Is It Worth Your Money to Buy a Modified Used Car?

It’s not uncommon to find a car that has been modified during the car buying process. This is especially true of enthusiast vehicles. So much so that unmodified enthusiast cars bring a premium. However, some mods can save you headaches down the road. More common on older cars, it isn’t unusual to see some modifications made to enhance the reliability of a car. These are the kind of modifications that you’ll want to look for, not a nitrous system on a ten-second car.

A modified used car may save you money

The infamous orange Toyota Supra is what most picture when they think "modified car".
What most picture when they think “modified car” | Ollie Millington via Getty Images

The above image is usually what people think when they hear “modified”. Well, that or a car with a gaudy shifter and no muffler. However, a modified used car can hold some benefits. For example, a BMW M3 owner may have installed a larger radiator because the car overheats in traffic. In this case, as long as the work was done professionally, that mod will save you money. It’ll save you money for the simple fact that it may be something you would have had to do down the road.

Therein lies the catch to buying a modified used car. Many owners modify their cars themselves. In nearly every case, it’s a real possibility something wasn’t done to factory standards. Of course, it’s always best to verify the quality of the work. If you’re an enthusiast, buying a modified car may save you time. Let’s say you want to tune your car. If the last owner already did that, it’s one less step for you. That is, as long as you keep in mind the quality of the work.

Some modifications will hurt your car

The interior of a modified Subaru WRX.
A Subaru WRX with a modified steering wheel | Joby Sessions via Getty Images

However, it’s far more common that modifications are something you’ll want to stay away from. This is largely due to the reason explained above. You have no real way of knowing the skill level of the shadetree mechanic that just worked on your new to you used car. This goes for shops, too. Look into who exactly fitted that nice new exhaust. Additionally, those mods may not appeal to you or whoever the next owner may be, hurting the vehcle’s resale value.

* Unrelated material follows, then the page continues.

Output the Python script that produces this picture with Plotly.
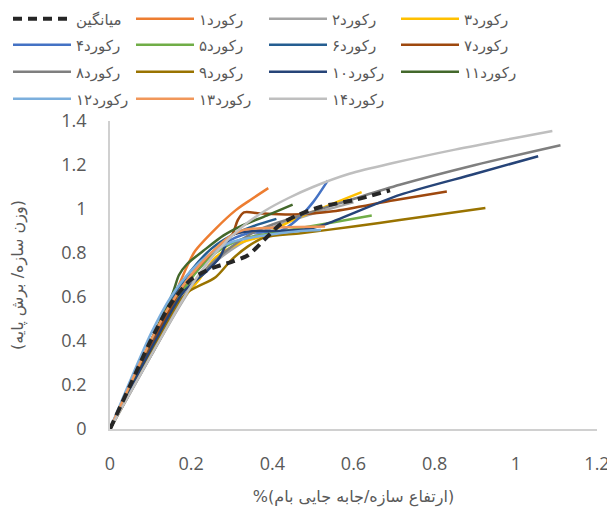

A more common example of this is window tinting. Enthusiast or not, it’s common to see a modified car where the only change made is the window tint. Once again, this can either save you money and time or cost you it. Poorly installed tint can bubble or tear off, so trust but verify is certainly the name of the game here.

Always research first

A mechanic works on a car up on a lift
A mechanic works on a vehicle | David Ebener | Getty Images

This said, some light modifications on a used car sholdn’t scare you off. As long as you can be reasonable sure the work was done and done right, it’s possible to find some extra benefits to your new used car. What’s more, there may be some old parts laying around that an owner is willing to throw in with the vehicle. Sell these and make a little money back on your new purchase. No matter what, always do your research first. There’s nothing worse than ending up with a lemon.